Re: [kernel-hardening] Re: [RFC v4 PATCH 00/13] HARDENED_ATOMIC
From: Greg KH
Date: Thu Nov 10 2016 - 17:27:41 EST
On Thu, Nov 10, 2016 at 10:13:10PM +0100, Peter Zijlstra wrote:
> On Thu, Nov 10, 2016 at 08:48:38PM +0000, Will Deacon wrote:
> > > That said, I still don't much like this.
> > >
> > > I would much rather you make kref useful and use that. It still means
> > > you get to audit all refcounts in the kernel, but hey, you had to do
> > > that anyway.
> >
> > What needs to happen to kref to make it useful? Like many others, I've
> > been guilty of using atomic_t for refcounts in the past.
>
> As it stands kref is a pointless wrapper. If it were to provide
> something actually useful, like wrap protection, then it might actually
> make sense to use it.
It provides the correct cleanup ability for a reference count and the
object it is in, so it's not all that pointless :)

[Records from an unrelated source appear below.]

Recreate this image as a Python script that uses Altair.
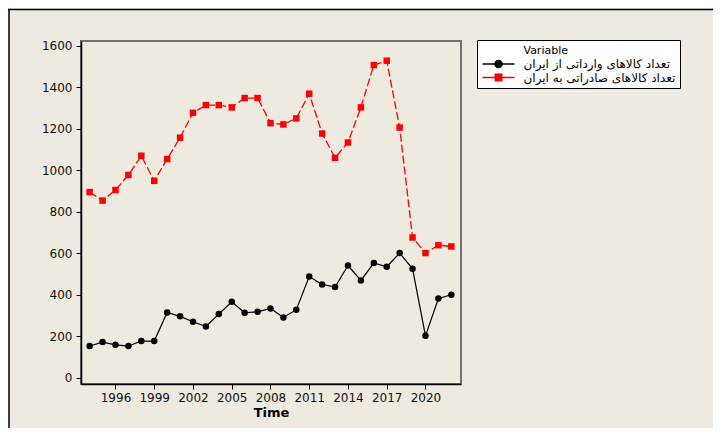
import altair as alt
import pandas as pd

years = list(range(1994, 2023))
imports_from_iran = [153, 172, 159, 153, 177, 177, 315, 296, 270, 247, 307, 366, 313, 318, 334,
                     291, 328, 488, 450, 437, 541, 469, 553, 535, 601, 525, 202, 382, 400]
exports_to_iran = [895, 854, 905, 977, 1070, 949, 1054, 1157, 1277, 1314, 1314, 1303, 1348, 1348, 1227,
                   1221, 1250, 1369, 1177, 1060, 1134, 1303, 1507, 1528, 1206, 676, 601, 639, 633]
series_names = ["تعداد کالاهای وارداتی از ایران", "تعداد کالاهای صادراتی به ایران"]
x_ticks = [1996, 1999, 2002, 2005, 2008, 2011, 2014, 2017, 2020]
y_ticks = [0, 200, 400, 600, 800, 1000, 1200, 1400, 1600]

rows = []
for y, v in zip(years, imports_from_iran):
    rows.append({"Time": y, "Value": v, "Variable": series_names[0]})
for y, v in zip(years, exports_to_iran):
    rows.append({"Time": y, "Value": v, "Variable": series_names[1]})
df = pd.DataFrame(rows)

FONT = "DejaVu Sans"
BLACK = "#000000"
RED = "#ff0000"

x_enc = alt.X("Time:Q",
              scale=alt.Scale(domain=[1993.33, 2022.75], nice=False, zero=False),
              axis=alt.Axis(values=x_ticks, format="d", title="Time", grid=False,
                            labelPadding=3, titlePadding=3, tickSize=5))
y_enc = alt.Y("Value:Q",
              scale=alt.Scale(domain=[-30, 1623], nice=False, zero=False),
              axis=alt.Axis(values=y_ticks, format="d", title=None, grid=False,
                            labelPadding=4, tickSize=5))

base = alt.Chart(df)

black_line = base.transform_filter(alt.datum.Variable == series_names[0]).mark_line(
    color=BLACK, strokeWidth=1.2).encode(x=x_enc, y=y_enc)
black_pts = base.transform_filter(alt.datum.Variable == series_names[0]).mark_point(
    shape="circle", filled=True, color=BLACK, size=42, opacity=1).encode(x=x_enc, y=y_enc)
red_line = base.transform_filter(alt.datum.Variable == series_names[1]).mark_line(
    color=RED, strokeWidth=1.3, strokeDash=[8, 3]).encode(x=x_enc, y=y_enc)
red_pts = base.transform_filter(alt.datum.Variable == series_names[1]).mark_point(
    shape="square", filled=True, color=RED, size=42, opacity=1).encode(x=x_enc, y=y_enc)

sym_circle = "M-1,0H1M0.22,0A0.22,0.22,0,1,1,-0.22,0A0.22,0.22,0,1,1,0.22,0Z"
sym_square = "M-1,0H1M-0.2,-0.2H0.2V0.2H-0.2Z"

leg = alt.Legend(
    title="\u200b" + "\u00a0" * 12 + "Variable", orient="none", legendX=396, legendY=-1,
    direction="vertical", fillColor="white", strokeColor="black", padding=4.5,
    titleFontSize=11, titleFontWeight="normal", titleFont=FONT, titleColor="black",
    titlePadding=2.5, labelFontSize=12, labelFont=FONT, labelColor="black",
    labelOffset=8, symbolSize=1024, symbolStrokeWidth=1.5, clipHeight=12,
    rowPadding=1.5, labelLimit=400)

legend_layer = base.transform_filter("false").mark_point(
    filled=True, opacity=1, strokeWidth=1.5, size=1024).encode(
    shape=alt.Shape("Variable:N", scale=alt.Scale(domain=series_names, range=[sym_circle, sym_square]), legend=leg),
    fill=alt.Fill("Variable:N", scale=alt.Scale(domain=series_names, range=[BLACK, RED]), legend=leg),
    stroke=alt.Stroke("Variable:N", scale=alt.Scale(domain=series_names, range=[BLACK, RED]), legend=leg),
)

one = alt.Data(values=[{"a": 1}])
border_top = alt.Chart(one).mark_rule(color="black", strokeWidth=1.5).encode(
    x=alt.value(-73), x2=alt.value(640), y=alt.value(-31.5))
border_left = alt.Chart(one).mark_rule(color="black", strokeWidth=1.5).encode(
    x=alt.value(-72), y=alt.value(-31.5), y2=alt.value(390))

chart = alt.layer(
    border_top, border_left, red_line, black_line, red_pts, black_pts, legend_layer
).properties(
    width=380, height=343,
    autosize=alt.AutoSizeParams(type="none"),
    padding={"left": 73, "top": 33, "right": 252, "bottom": 44},
    background="#EEEAE0",
).configure_view(
    fill="white", stroke="#707070", strokeWidth=2
).configure_axis(
    domainColor="black", domainWidth=1.5, tickColor="black", tickWidth=1,
    labelFont=FONT, labelFontSize=12, labelColor="#111111",
    titleFont=FONT, titleFontSize=13, titleFontWeight="bold", titleColor="black"
)

chart.save("out.html", embed_options={"renderer": "svg", "actions": False})
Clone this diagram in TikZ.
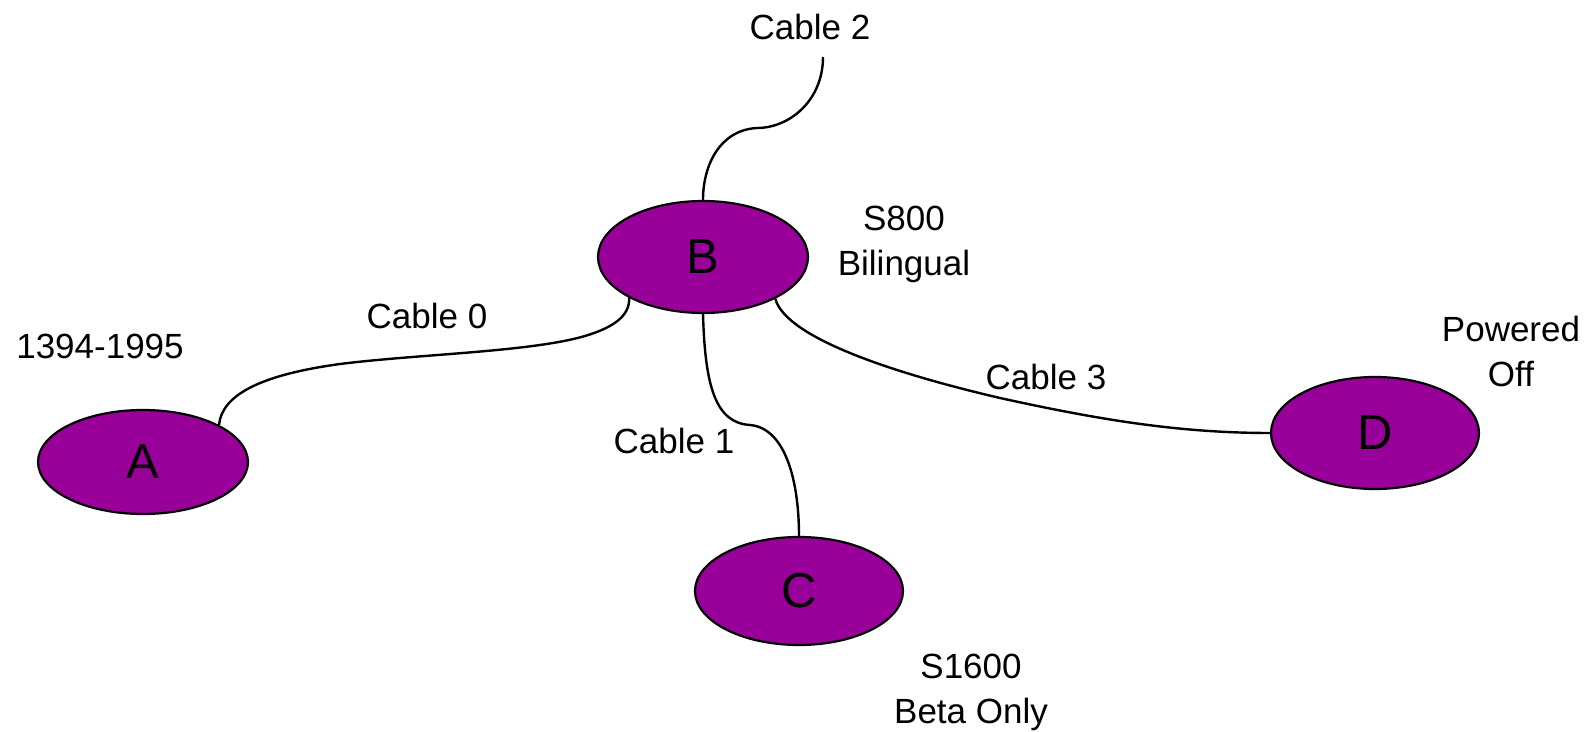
\documentclass[tikz,border=0pt]{standalone}
\usepackage{fontspec}
\setmainfont{Liberation Sans}
\usetikzlibrary{shapes.geometric}
\definecolor{nodepurple}{RGB}{153,0,153}
\tikzset{
  station/.style={ellipse, draw=black, line width=1.1pt, fill=nodepurple,
    minimum width=105pt, minimum height=55pt, inner sep=0pt,
    font=\fontsize{24.5}{29}\selectfont},
  cable/.style={draw=black, line width=1.2pt},
  note/.style={inner sep=0pt, align=center, font=\fontsize{17.5}{22.5}\selectfont},
}
\begin{document}
\begin{tikzpicture}[x=0.5pt,y=-0.5pt]
  \useasboundingbox (0,0) rectangle (1591,732);

  % stations
  \node[station, minimum height=52pt] (A) at (143,462) {A};
  \node[station, minimum height=56pt] (B) at (703,257) {B};
  \node[station, minimum width=104pt, minimum height=54pt] (C) at (799,591) {C};
  \node[station, minimum width=104pt, minimum height=56pt] (D) at (1375,433) {D};
  \coordinate (c2end) at (823,57);

  % cables
  \draw[cable] (A.26.6) .. controls (222,395) and (260,375) .. (340,364)
    .. controls (420,354) and (530,352) .. (585,336)
    .. controls (615,327) and (630,315) .. (B.209.3);
  \draw[cable] (B.south) .. controls (705,385) and (715,423) .. (750,425)
    .. controls (785,428) and (799,480) .. (C.north);
  \draw[cable] (B.north) .. controls (703,165) and (720,130) .. (757,128)
    .. controls (790,128) and (823,100) .. (c2end);
  \draw[cable] (B.330.7) .. controls (785,335) and (880,370) .. (1000,398)
    .. controls (1100,420) and (1180,433) .. (D.west);

  % labels
  \node[note] (lblA) at (100,346) {1394-1995};
  \node[note] (lblB) at (904,244) {S800\\Bilingual};
  \node[note] (lblC) at (971,692) {S1600\\Beta Only};
  \node[note] (lblD) at (1511,351) {Powered\\Off};
  \node[note] (cab0) at (427,316) {Cable 0};
  \node[note] (cab1) at (674,441) {Cable 1};
  \node[note] (cab2) at (810,27) {Cable 2};
  \node[note] (cab3) at (1046,377) {Cable 3};
\end{tikzpicture}
\end{document}
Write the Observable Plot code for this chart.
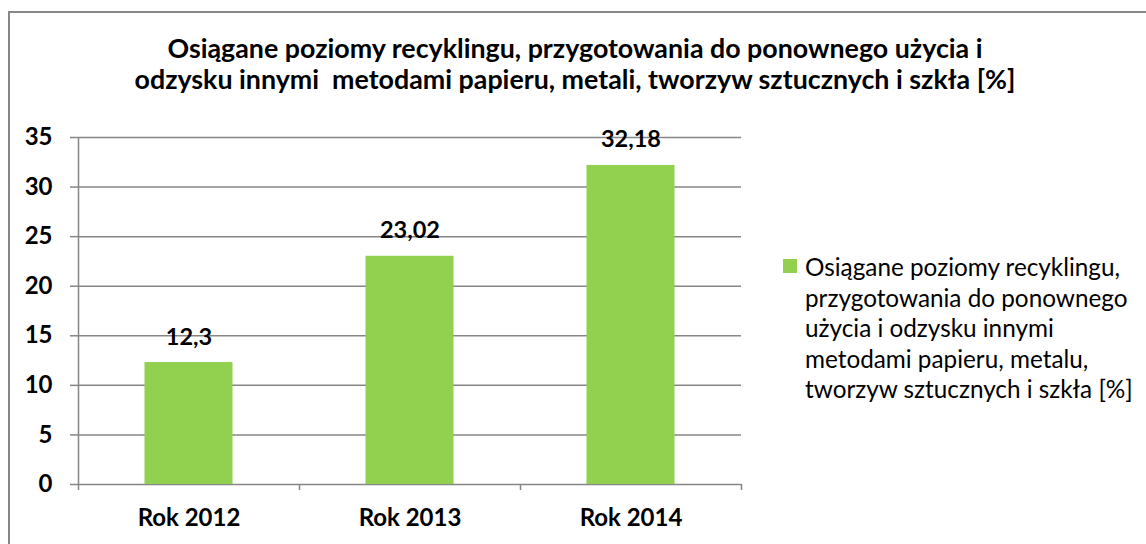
<!DOCTYPE html>
<html>
<head>
<meta charset="utf-8">
<script src="https://cdn.jsdelivr.net/npm/d3@7"></script>
<script src="https://cdn.jsdelivr.net/npm/@observablehq/plot@0.6"></script>
<style>
  html, body { margin: 0; padding: 0; background: #fff; }
  #wrap { position: relative; width: 1146px; height: 544px; overflow: hidden; background: #fff; font-family: Lato, "Open Sans", sans-serif; }
  #frame { position: absolute; left: 8px; top: 11px; width: 1300px; height: 700px; border: 2px solid #878787; box-sizing: border-box; }
  #title { position: absolute; left: 0; top: 33px; width: 1150px; text-align: center; font-weight: bold; font-size: 26.8px; line-height: 31px; color: #000; }
  #chart { position: absolute; left: 0; top: 100px; }
  #legend { position: absolute; left: 783px; top: 252px; width: 360px; }
  #legend .sw { position: absolute; left: 0; top: 7px; width: 14px; height: 14px; background: #92D050; }
  #legend .tx { position: absolute; left: 22px; top: 0; font-size: 24.3px; line-height: 30.5px; color: #000; white-space: nowrap; }
</style>
</head>
<body>
<div id="wrap">
  <div id="frame"></div>
  <div id="title"></div>
  <div id="chart"></div>
  <div id="legend"><div class="sw"></div><div class="tx"></div></div>
</div>
<script>
const titleLines = [
  "Osiągane poziomy recyklingu, przygotowania do ponownego użycia i",
  "odzysku innymi\u00a0 metodami papieru, metali, tworzyw sztucznych i szkła [%]"
];
const legendLines = [
  "Osiągane poziomy recyklingu,",
  "przygotowania do ponownego",
  "użycia i odzysku innymi",
  "metodami papieru, metalu,",
  "tworzyw sztucznych i szkła [%]"
];
const categories = ["Rok 2012", "Rok 2013", "Rok 2014"];
const values = [12.3, 23.02, 32.18];
const valueLabels = ["12,3", "23,02", "32,18"];
const yTicks = [0, 5, 10, 15, 20, 25, 30, 35];

document.getElementById("title").innerHTML = titleLines.join("<br>");
document.querySelector("#legend .tx").innerHTML = legendLines.join("<br>");

const data = categories.map((c, i) => ({i, category: c, value: values[i], label: valueLabels[i]}));
const boundaries = d3.range(categories.length + 1);
const centers = categories.map((c, i) => i + 0.5);

const gray = "#868686";
const chart = Plot.plot({
  width: 770,
  height: 444,
  marginLeft: 78,
  marginRight: 29,
  marginTop: 37,
  marginBottom: 60,
  style: {fontFamily: "Lato, 'Open Sans', sans-serif", fontSize: "24px", fontWeight: "bold", color: "#000", background: "transparent"},
  x: {type: "linear", domain: [0, categories.length], axis: null},
  y: {domain: [0, 35], axis: null},
  marks: [
    Plot.ruleY(yTicks, {stroke: gray, strokeWidth: 1.5, strokeOpacity: 1}),
    Plot.ruleX([0], {stroke: gray, strokeWidth: 1.5}),
    Plot.axisY({ticks: yTicks, tickSize: 8, tickPadding: 18, stroke: gray, strokeWidth: 1.5, strokeOpacity: 1, fill: "#000", tickFormat: d => String(d), label: null}),
    Plot.axisX({ticks: boundaries, tickSize: 6, tickPadding: 0, stroke: gray, strokeWidth: 1.5, strokeOpacity: 1, tickFormat: () => "", label: null}),
    Plot.axisX({ticks: centers, tickSize: 0, tickPadding: 24, fill: "#000", tickFormat: d => categories[Math.floor(d)], label: null}),
    Plot.rectY(data, {x1: d => d.i, x2: d => d.i + 1, y: "value", insetLeft: 66.5, insetRight: 66.5, fill: "#92D050"}),
    Plot.text(data, {x: d => d.i + 0.5, y: "value", text: "label", lineAnchor: "bottom", dy: -18, fill: "#000", fontSize: 23.5})
  ]
});
document.getElementById("chart").appendChild(chart);
</script>
</body>
</html>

But I'm always willing to change it to make it work better for people,
if kref did the wrapping protection (i.e. used a non-wrapping atomic
type), then you would have that. I thought that was what this patchset
provided...
And yes, this is a horridly large patchset. I've looked at these
changes, and in almost all of them, people are using atomic_t as merely
a "counter" for something (sequences, rx/tx stats, etc), to get away
without having to lock it with an external lock.
So, does it make more sense to just provide a "pointless" api for this
type of "counter" pattern:
counter_inc()
counter_dec()
counter_read()
counter_set()
counter_add()
counter_subtract()
Those would use the wrapping atomic type, as they can wrap all they want
and no one really is in trouble. Once those changes are done, just make
atomic_t not wrap and all should be fine, no other code should need to
be changed.
We can bikeshed on the function names for a while, to let everyone feel
they contributed (counter, kcount, ksequence, sequence_t, cnt_t, etc.)...
And yes, out-of-tree code will work differently, but really, the worse
that could happen is their "sequence number" stops wrapping :)
Would that be a better way to implement this?